The next day, we brought a little more American culture to the orient by skipping out of work early on a Friday. Here’s where the espionage comes in. We’d made plans to fly to the old capital of Xi’an in central China for the weekend. Problem was, any travel outside Dalian is forbidden by the program, so we had to make our visit on the sly. Don’t worry though, my bosses don’t know about this blog. Even if they did though, it wouldn’t matter; Mao still won’t let them read it.

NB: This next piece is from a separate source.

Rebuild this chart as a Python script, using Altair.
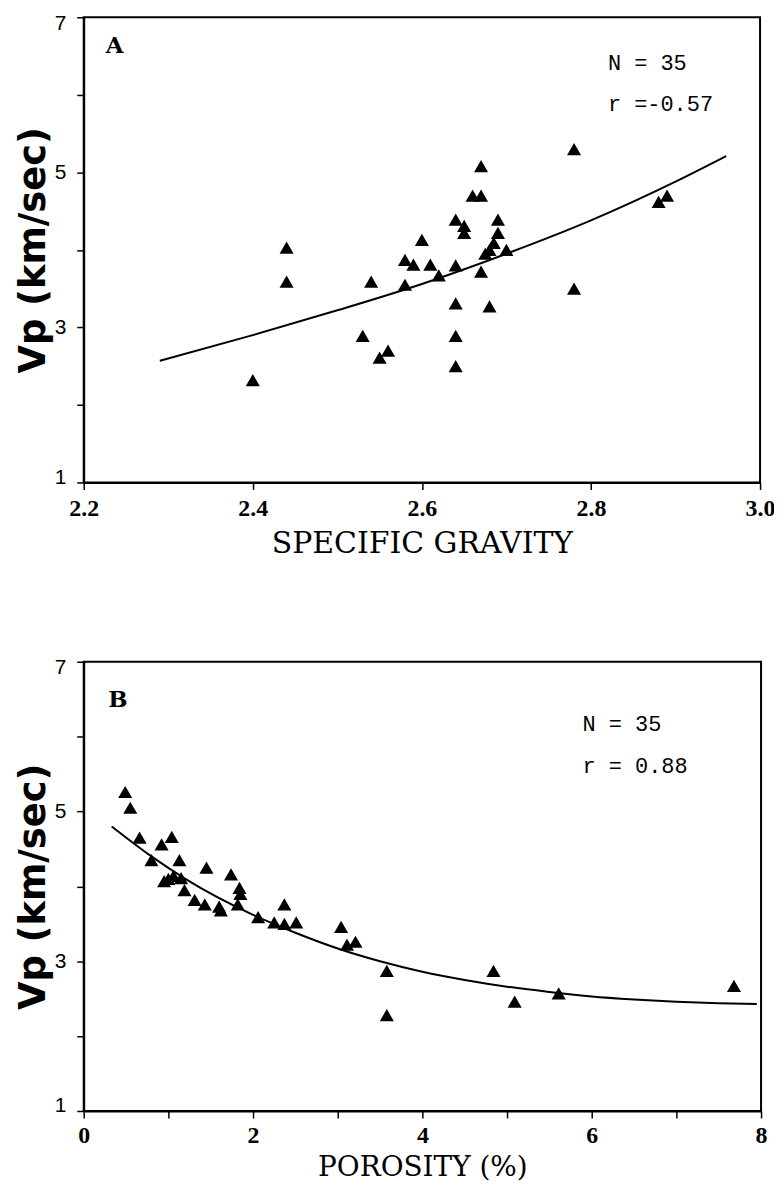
import altair as alt
import pandas as pd

# ---- Panel A: Vp vs specific gravity ----
sg = [2.40, 2.44, 2.44, 2.53, 2.54, 2.55, 2.56, 2.58, 2.58, 2.59, 2.60, 2.61,
      2.62, 2.64, 2.64, 2.64, 2.64, 2.64, 2.65, 2.65, 2.66, 2.67, 2.67, 2.67,
      2.68, 2.68, 2.685, 2.69, 2.69, 2.70, 2.78, 2.78, 2.88, 2.89, 2.675]
vp_a = [2.32, 4.03, 3.59, 2.89, 3.59, 2.61, 2.70, 3.87, 3.55, 3.81, 4.13, 3.81,
        3.67, 3.80, 3.31, 2.89, 2.50, 4.39, 4.31, 4.22, 4.70, 4.70, 5.08, 3.72,
        3.27, 4.00, 4.09, 4.22, 4.39, 4.00, 5.30, 3.50, 4.62, 4.70, 3.95]
fit_a_x = [2.29, 2.40, 2.50, 2.60, 2.70, 2.80, 2.90, 2.96]
fit_a_y = [2.57, 2.90, 3.22, 3.56, 3.95, 4.38, 4.88, 5.21]

# ---- Panel B: Vp vs porosity ----
por = [0.49, 0.55, 0.66, 0.92, 1.04, 0.80, 1.13, 1.45, 1.74, 0.95, 1.06, 1.15,
       1.19, 1.84, 1.85, 1.31, 1.43, 1.60, 1.62, 1.82, 2.37, 2.06, 2.25, 2.37,
       2.51, 3.04, 3.11, 3.21, 3.58, 3.58, 4.84, 5.09, 5.61, 7.68, 1.00]
vp_b = [5.26, 5.05, 4.65, 4.56, 4.66, 4.35, 4.35, 4.25, 4.16, 4.07, 4.14, 4.11,
        3.95, 3.98, 3.90, 3.82, 3.76, 3.73, 3.68, 3.76, 3.76, 3.59, 3.52, 3.50,
        3.52, 3.46, 3.22, 3.26, 2.87, 2.28, 2.87, 2.46, 2.57, 2.67, 4.10]
fit_b_x = [0.33, 0.80, 1.20, 2.00, 2.50, 3.00, 3.50, 4.00, 4.50, 5.00, 5.50,
           6.00, 6.50, 7.00, 7.50, 7.95]
fit_b_y = [4.80, 4.40, 4.10, 3.62, 3.38, 3.17, 3.00, 2.86, 2.75, 2.66, 2.59,
           2.53, 2.49, 2.46, 2.44, 2.43]

# annotations (data coordinates)
ann_a = {"letter": ("A", 2.226, 6.54), "n": ("N = 35", 2.82, 6.32), "r": ("r =-0.57", 2.82, 5.79)}
ann_b = {"letter": ("B", 0.29, 6.40), "n": ("N = 35", 5.89, 6.07), "r": ("r = 0.88", 5.89, 5.52)}

Y_TITLE = "Vp (km/sec)"


def panel(px, py, fx, fy, xtitle, xdom, xvals, label_expr, ann, w, h,
          title_size, title_pad, label_pad):
    pts = pd.DataFrame({"x": px, "y": py})
    fit = pd.DataFrame({"x": fx, "y": fy})
    xs = alt.Scale(domain=xdom, nice=False, zero=False)
    ys = alt.Scale(domain=[1, 7], nice=False, zero=False)
    xaxis = alt.Axis(title=xtitle, values=xvals, labelExpr=label_expr,
                     labelFont="Liberation Serif", labelFontSize=24, labelFontWeight="bold",
                     labelPadding=label_pad, titleFont="DejaVu Serif", titleFontSize=title_size,
                     titleFontWeight="normal", titlePadding=title_pad, labelFlush=False)
    yaxis = alt.Axis(title=Y_TITLE, values=[1, 2, 3, 4, 5, 6, 7],
                     labelExpr="datum.value % 2 == 1 ? datum.label : ''",
                     labelFont="Liberation Sans", labelFontSize=21, labelPadding=11,
                     titleFont="DejaVu Sans", titleFontSize=37, titleFontWeight="bold",
                     titlePadding=2, labelFlush=True, labelFlushOffset=5)
    X = alt.X("x:Q", scale=xs, axis=xaxis)
    Y = alt.Y("y:Q", scale=ys, axis=yaxis)
    scatter = alt.Chart(pts).mark_point(
        shape="triangle-up", filled=True, color="black", size=200, opacity=1
    ).encode(x=X, y=Y)
    line = alt.Chart(fit).mark_line(color="black", strokeWidth=2, interpolate="monotone").encode(x=X, y=Y)
    letter_df = pd.DataFrame([{"t": ann["letter"][0], "x": ann["letter"][1], "y": ann["letter"][2]}])
    stats_df = pd.DataFrame([
        {"t": ann["n"][0], "x": ann["n"][1], "y": ann["n"][2]},
        {"t": ann["r"][0], "x": ann["r"][1], "y": ann["r"][2]},
    ])
    letter = alt.Chart(letter_df).mark_text(
        align="left", baseline="alphabetic", font="DejaVu Serif", fontSize=23,
        fontWeight="bold", color="black"
    ).encode(x=X, y=Y, text="t:N")
    stats = alt.Chart(stats_df).mark_text(
        align="left", baseline="alphabetic", font="Liberation Mono", fontSize=22,
        color="black"
    ).encode(x=X, y=Y, text="t:N")
    return alt.layer(scatter, line, letter, stats).properties(width=w, height=h)


pa = panel(sg, vp_a, fit_a_x, fit_a_y, "SPECIFIC GRAVITY", [2.2, 3.0],
           [2.2, 2.4, 2.6, 2.8, 3.0], "format(datum.value, '.1f')", ann_a, 679, 467,
           30, 8, 7)
pb = panel(por, vp_b, fit_b_x, fit_b_y, "POROSITY (%)", [0, 8],
           [0, 1, 2, 3, 4, 5, 6, 7, 8], "datum.value % 2 == 0 ? datum.label : ''", ann_b, 680, 451,
           28, 6, 6)

chart = alt.vconcat(pa, pb, spacing=97).properties(
    padding={"left": 5, "top": 1, "right": -2, "bottom": 0}
).configure_axis(
    grid=False, domainColor="black", domainWidth=2, tickColor="black", tickWidth=1.5,
    tickSize=7, labelColor="black", titleColor="black"
).configure_view(stroke="black", strokeWidth=2)

chart.save("out.html", embed_options={"renderer": "svg", "actions": False})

Following our escape from the cube farm and into some nearby taxis, we soon boarded our plane. However, at numerous points throughout the flight, it was unclear if we would be exiting the plane when it was actually on the ground. I have NEVER been on a flight where people literally screamed as the plane just dropped (more than once!). At the time, I was sitting next to my friend Barry who has some piloting experience and informed me that for “turbulence” to feel like that on a plane that size, we probably just fell several hundred feet. Thanks Barry. The funniest part of this whole thing was the preflight video explaining what position to assume should the plane actually crash. Normal people should brace themselves on the seat in front of them, those in exit rows should bend over and hug their legs, but, according to the film, “fat people” should just grip the hell out of the armrest and pray. Watching the onscreen stewardess act this out almost made up for the terrible “fright” (say it out loud and then think about where I’m writing this from).

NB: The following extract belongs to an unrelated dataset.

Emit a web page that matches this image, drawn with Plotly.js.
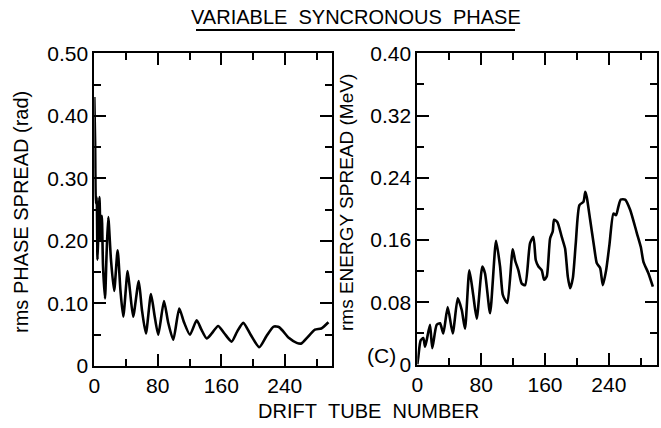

Once we’d landed (and kissed the ground, enthralled to be standing, once again, on it), we dropped our stuff at the hotel and hit the town. As China’s ancient capital, Xi’an has about as much history as you’d expect it to. Unfortunately, one weekend is not enough to cover 1000+ years, so we had to prioritize. As such, we spent most of Friday night wandering around the Islamic Quarter, one of the first places in China where we’ve seen substantial expression of any major religion (according to Marx and Mao, “the opiate of the masses). It was also the first real chance for us to test our bargaining skills with the hundreds of locals each selling the basically same set of touristy tchatchkeys. I knew I needed to pick one up, so I pit two vendors against each other over a copy of Mao’s (in)famous “Little Red Book”. One offered it to me for about ten bucks, I got the other to hand it over for two. I think I like this town.

We’d shopped up an appetite, so we hit one of the restaurants in the area that looked like it had the two characteristics we wanted in a Muslim Quarter eatery, 1.) Lamb, and 2.) a menu with pictures. We leafed through it for a while and ordered a three of what turned out to be mediocre attempts at food (including really gross gamey lamb). Thankfully though, Pedro and I had talked the others into going out on a limb and ordering a plate of ox tongue. To all those who are contemplating eating bovine mouth muscle products let me say this: get over how it looks, shut up, and eat it. It is up there with the best pot roast you can get anywhere. Seriously. I will now be checking the Wegman’s butcher counter for my new favorite cut of meat.

Full and happy on a variety meat high, we headed back to the hotel for a much needed break before the next day’s adventure to one of the most famous archaeological sights in China, or, for that matter, the world. Next time: Xi’an, the stunning conclusion.



*Or, if you will, those of Manny “I injected myself with those fertility drugs because I just wanted to be like that pregnant man who was popular for two weeks a year ago” Ramirez.

**These are direct quotes, I am not making these up.